In Romanesque constructions, where a gallery was required to allow passage above the aisles, an addition to the elevation of the nave was inserted, called a triforium. In later styles the triforium was eliminated, the aisles lowered and great expanses of stained glass took the place of the clerestory windows, as at Bath Abbey (illustration, left).

The Early Renaissance nave of Brunelleschi's San Lorenzo, Florence, built in the 1420s

The crossing is the part of the nave that also belongs to the transepts that intersect its space. The crossing may be surmounted by a tower or spire, or by a dome in Eastern churches, a feature that was reintroduced to the West at the Renaissance, first in Filippo Brunelleschi's San Lorenzo (illustration right). Brunelleschi restored the original Roman form of the basilica and consciously revived Roman details, such as the flat coffered ceiling. Clerestory windows still light San Lorenzo's nave, setting apart in dimness the crossing, with its small dome. In other contexts, lanterns and openings above the transept might bathe the crossing in more light instead. The crossing may be further distinguished from the nave by the rhythm of its architecture: wider-spaced piers supporting the higher vaulting of the transepts.
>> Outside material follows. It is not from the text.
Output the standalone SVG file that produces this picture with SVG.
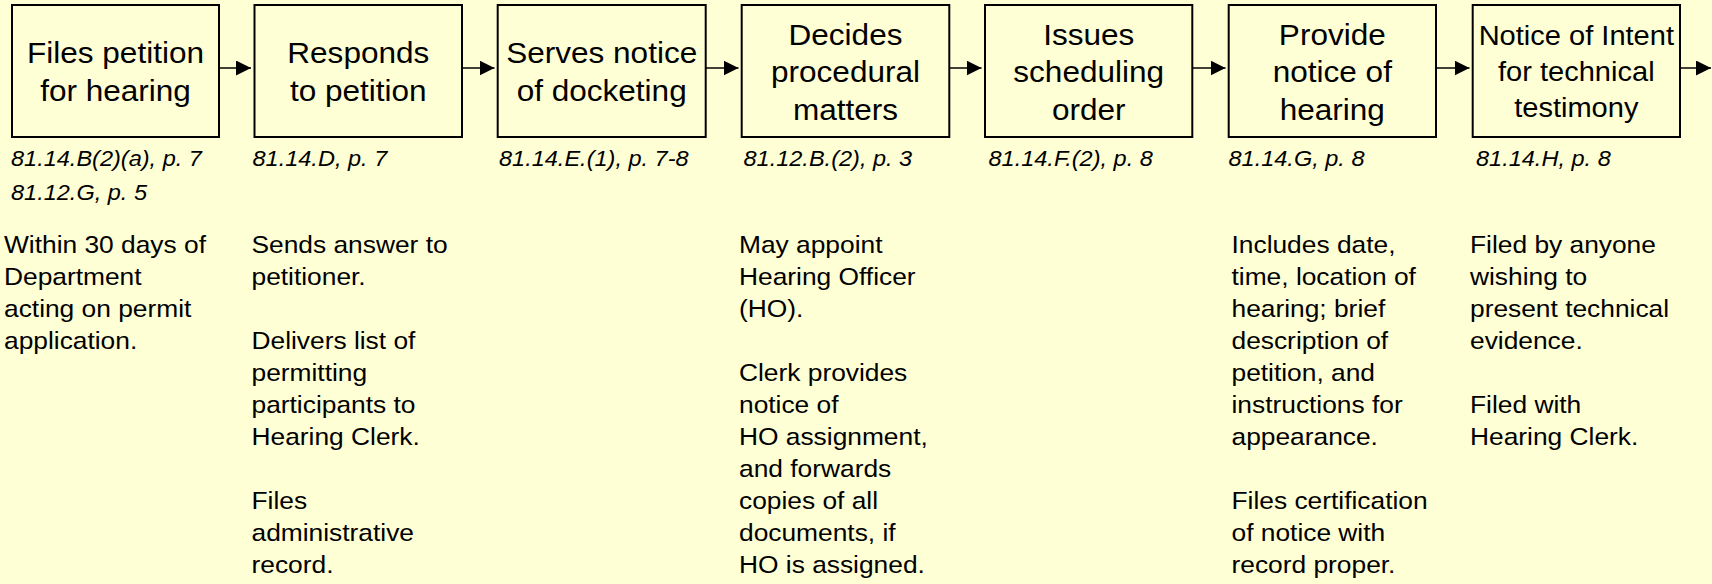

The nave, ecclesiastically considered, was the area reserved for the non-clergy (the "laity"), while the chancel and choir were reserved for the clergy, and a rood screen (cancellus) separated the sanctuary from the nave. Rood screens were swept away by Protestant reformers in the 16th century. Fixed pews in the nave are a comparatively modern, Protestant innovation. And on weekdays the large open area often served for the town marketplace, political meetings, places of various trades including, on some occasions, even that of prostitution. Often smelling of animal dung and human urine, naves were not very clean places. Hence, rood screens aka jubes were designed to separate the more sacred areas of the cathedral and keep out the unwashed and unholy.

Some naves

  • Longest nave in America: Cathedral of Saint John the Divine, New York City, United States (Anglican) (230 feet)
  • Longest nave in England: St Albans Cathedral, St Albans (Anglican) (348 feet)
  • Longest nave in France: Bourges (91 metres (300 feet), including choir where a crossing would be if there were transepts)
  • Longest nave in Germany: Cologne cathedral (58 metres (190 feet), including two bays between the towers)
  • Longest nave in Spain: Seville (60 metres (200 feet), in five bays)
  • Longest nave in Italy: St Peter's Basilica in Rome (91 metres (300 feet) in four bays)
  • Highest vaulted nave: Cathedral of Milan, 45 metres.(Beauvais is 46 metres (150 feet) high in the choir. Only one bay of the nave was built (also 46 metres).)

Alternate meanings

  • According to an archaic definition, a nave is one's navel
  • A nave can also refer to the hub of a wheel, which is the small knob that protrudes from the wheel's center.
  • Nave also refers to the hub of a wheel, as in "bowl the round nave" from a subplay of Hamlet. This can lead to confusion of the architectural nave (supra) with the crossing of the same with the transept.